There are many algorithms for fast string searching,
but the running of a string search is
inherently *O*(*n*),
where *n* is the length of the string being searched:
If *m* is the length of the string being searched for
(which I will call the "target string"),
then any algorithm that accesses fewer than *n*/*m* elements
of the string being searched will have a gap of *m* unaccessed
elements, which is enough room to hide the target string.

More advanced string searching algorithms can take advantage of characteristics of the target string, but in the general case, where the target string is of moderate size and is not pathological, all that the fancy search algorithms give you over the naive search algorithm is a somewhat smaller multiplicative constant.

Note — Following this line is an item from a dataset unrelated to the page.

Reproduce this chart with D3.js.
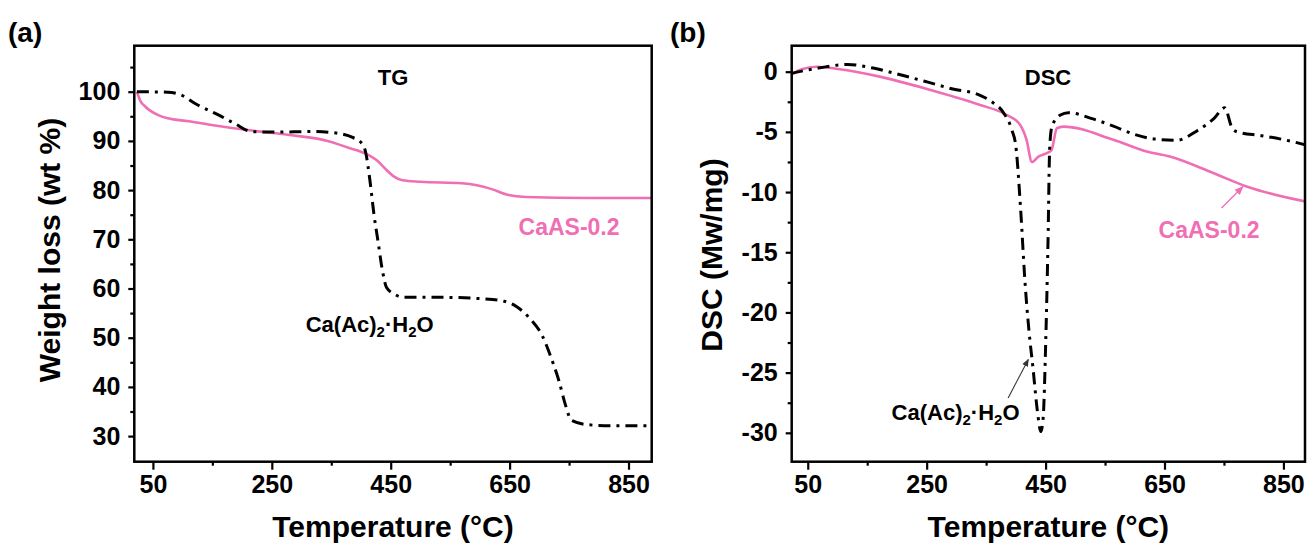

In the overwhelming majority of cases,
then, a naive search algorithm is adequate.
As long as you're searching for normal strings and
not edge cases like "Find `aaaaaaaaaaaaaaab`

in the string
`aaaaaaaaaaaaaabaaaaaaaaaaaaaaab`

".
If you have a self-similar target string,
the running time of a naive search is O(*mn*) where
*m* is the length of the target string.
The effort in the advanced searching algorithms goes
towards diminishing the effect of *m*,
but pay for it by requiring preliminary analysis
of the target string.
If your searches are for "relatively short"
"normal" target strings,
then the benefit of this analysis doesn't merit the cost.

That's why nearly all library functions that do string searching use the naive algorithm. The naive algorithm is the correct algorithm over 99% of the time.